Talented playwrights compete for hundreds of dollars in cash prizes in this popular annual competition of short plays. For four weeks, a different program each week of short plays is presented. Each week, the audience votes for a favorite. On the subsequent three weekends, the winners compete against each other for a grand prize of the largest cash award. The grand prize winner and runners-up are also selected by the audience.
At this particular performance, the following three plays ran:
Libraries are Exciting Places
By Anthony Arnold. Directed by Kylie Delre. Staring Matt Shea and Lena Milan.

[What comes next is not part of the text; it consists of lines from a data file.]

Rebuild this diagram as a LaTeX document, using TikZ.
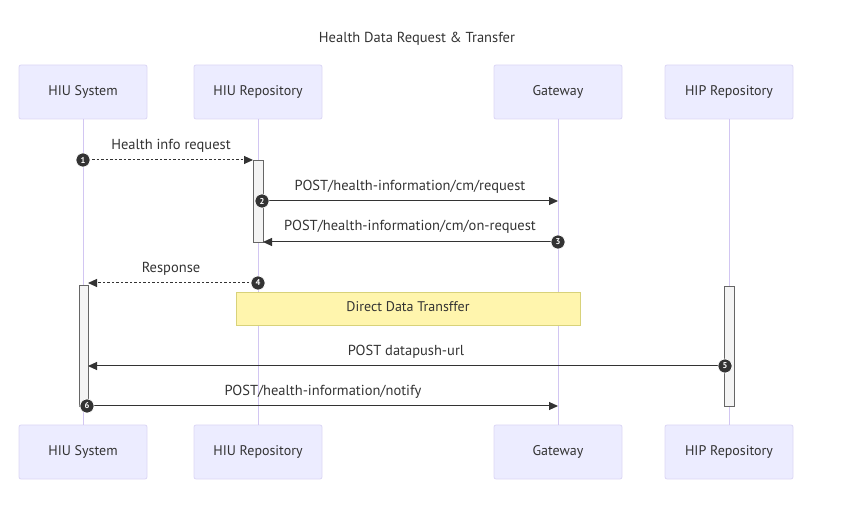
\documentclass[tikz,border=0pt]{standalone}
\usepackage{fontspec}
\setmainfont{PT Sans}
\usetikzlibrary{arrows.meta}
\definecolor{actfill}{HTML}{ECECFF}
\definecolor{actdraw}{HTML}{DCD6F5}
\definecolor{lifec}{HTML}{D2C6F2}
\definecolor{msgc}{HTML}{333333}
\definecolor{txtc}{HTML}{333333}
\definecolor{notefill}{HTML}{FFF5AD}
\definecolor{notedraw}{HTML}{D8D27A}
\definecolor{actvfill}{HTML}{F4F4F4}
\definecolor{actvdraw}{HTML}{666666}
\tikzset{
  actor/.style={draw=actdraw, fill=actfill, rounded corners=2pt, minimum width=128pt, minimum height=54pt, font=\fontsize{14}{16}\selectfont, text=txtc, line width=0.8pt, text height=8pt, text depth=1pt},
  lifeline/.style={draw=lifec, line width=1pt},
  msg/.style={draw=msgc, line width=1pt, -{Triangle[length=9pt,width=8pt]}},
  rmsg/.style={msg, dash pattern=on 2.5pt off 2pt},
  lbl/.style={font=\fontsize{14.5}{17}\selectfont, text=txtc},
  num/.style={circle, fill=msgc, draw=white, line width=0.6pt, inner sep=0pt, minimum size=14pt, text=white, font=\fontsize{8.5}{9}\selectfont\bfseries},
  activ/.style={draw=actvdraw, fill=actvfill, line width=0.6pt},
  notebox/.style={draw=notedraw, fill=notefill, minimum width=344pt, minimum height=33pt, font=\fontsize{14}{16}\selectfont, text=txtc, line width=0.8pt, text height=8pt, text depth=1pt}
}
\begin{document}
\begin{tikzpicture}[x=1pt,y=-1pt]
\useasboundingbox (0,0) rectangle (857,510);
\node[lbl] (title) at (417,39) {Health Data Request \& Transfer};
% actors top
\node[actor] (a1) at (83,92) {HIU System};
\node[actor] (a2) at (258,92) {HIU Repository};
\node[actor] (a3) at (558,92) {Gateway};
\node[actor] (a4) at (729,92) {HIP Repository};
% actors bottom
\node[actor] (b1) at (83,452) {HIU System};
\node[actor] (b2) at (258,452) {HIU Repository};
\node[actor] (b3) at (558,452) {Gateway};
\node[actor] (b4) at (729,452) {HIP Repository};
% lifelines
\draw[lifeline] (a1) -- (b1);
\draw[lifeline] (a2) -- (b2);
\draw[lifeline] (a3) -- (b3);
\draw[lifeline] (a4) -- (b4);
% activations
\draw[activ] (253,160) rectangle (263,242);
\draw[activ] (79,285) rectangle (88,406);
\draw[activ] (724,286) rectangle (734,406);
% note
\node[notebox] (note) at (408,308.5) {Direct Data Transffer};
% message coordinates
\coordinate (m1s) at (83,160); \coordinate (m1e) at (253,160);
\coordinate (m2s) at (263,201); \coordinate (m2e) at (558,201);
\coordinate (m3s) at (558,242); \coordinate (m3e) at (263,242);
\coordinate (m4s) at (258,283); \coordinate (m4e) at (88,283);
\coordinate (m5s) at (724,366); \coordinate (m5e) at (88,366);
\coordinate (m6s) at (88,406); \coordinate (m6e) at (558,406);
% messages
\draw[rmsg] (m1s) -- (m1e);
\draw[msg] (m2s) -- (m2e);
\draw[msg] (m3s) -- (m3e);
\draw[rmsg] (m4s) -- (m4e);
\draw[msg] (m5s) -- (m5e);
\draw[msg] (m6s) -- (m6e);
% labels
\node[lbl] (l1) at (171,146) {Health info request};
\node[lbl] (l2) at (410,187) {POST/health-information/cm/request};
\node[lbl] (l3) at (410,227) {POST/health-information/cm/on-request};
\node[lbl] (l4) at (171,269) {Response};
\node[lbl] (l5) at (406,352) {POST datapush-url};
\node[lbl] (l6) at (323,392) {POST/health-information/notify};
% numbers
\node[num] (n1) at (83,160) {1};
\node[num] (n2) at (262,201) {2};
\node[num] (n3) at (558,242) {3};
\node[num] (n4) at (258,283) {4};
\node[num] (n5) at (725,366) {5};
\node[num] (n6) at (87,406) {6};
\end{tikzpicture}
\end{document}
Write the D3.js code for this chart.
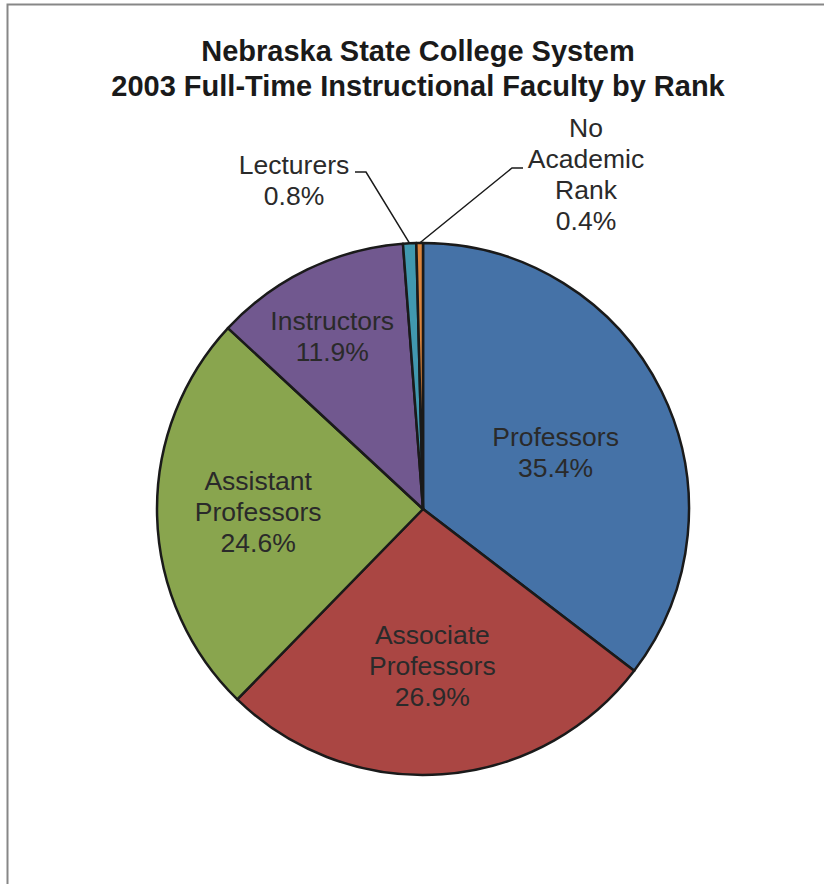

This quant little one act starts meekly in a quite library on a rainy day. Two lonely quirky singles bumble into each other's paths. While pleasant enough for the first ten or 15 minutes, the play feels stalled, until the nervousness breaks the surface and hesitant, yet potent emotions kick in. From that point, strongly to the end, the play commandingly entertains. The actors have great presence, timing, chemistry. A treat. (Don't tell anyone, but I voted for this one.)
Ewe Gotta Have Friends
By Norman R. Brillant. Directed by Taylor Ashbrook. Starring Geoffrey Rivas, Erin Treanor, RJ Farrington.
I'm a big fan of puns, but that may have worked against me. I used to write a comic strip for my college paper with corny puns like these. My readers could barely survive three frames of such punishment -- I sympathized with them after 30 minutes of "EWE gotta have friends." That said, probably 25% of these wince-able one-liners where actually quite clever. Still, it was all about the pun and very little more. I liked the smoking detective though -- nice lighting, good costumes.
Show of Affection
By Laurence Klavan. Directed by Brad Wilcox. Starring Judy Nazemetz Steve Peterson Samantha Hale, Adam Briggs.
Here again, a mere writing exercise. Some good dialogue in spots, but ultimately, a SNL skit with no meat, despite the bite, and only mildy funny. The last moment or two with just mom and dad actually had some interesting mood to it though. And the woman who played mom was wonderful.
Overall, I love the concept and would enjoying seeing another set of Hurricane entries. What a great opportunity for writers.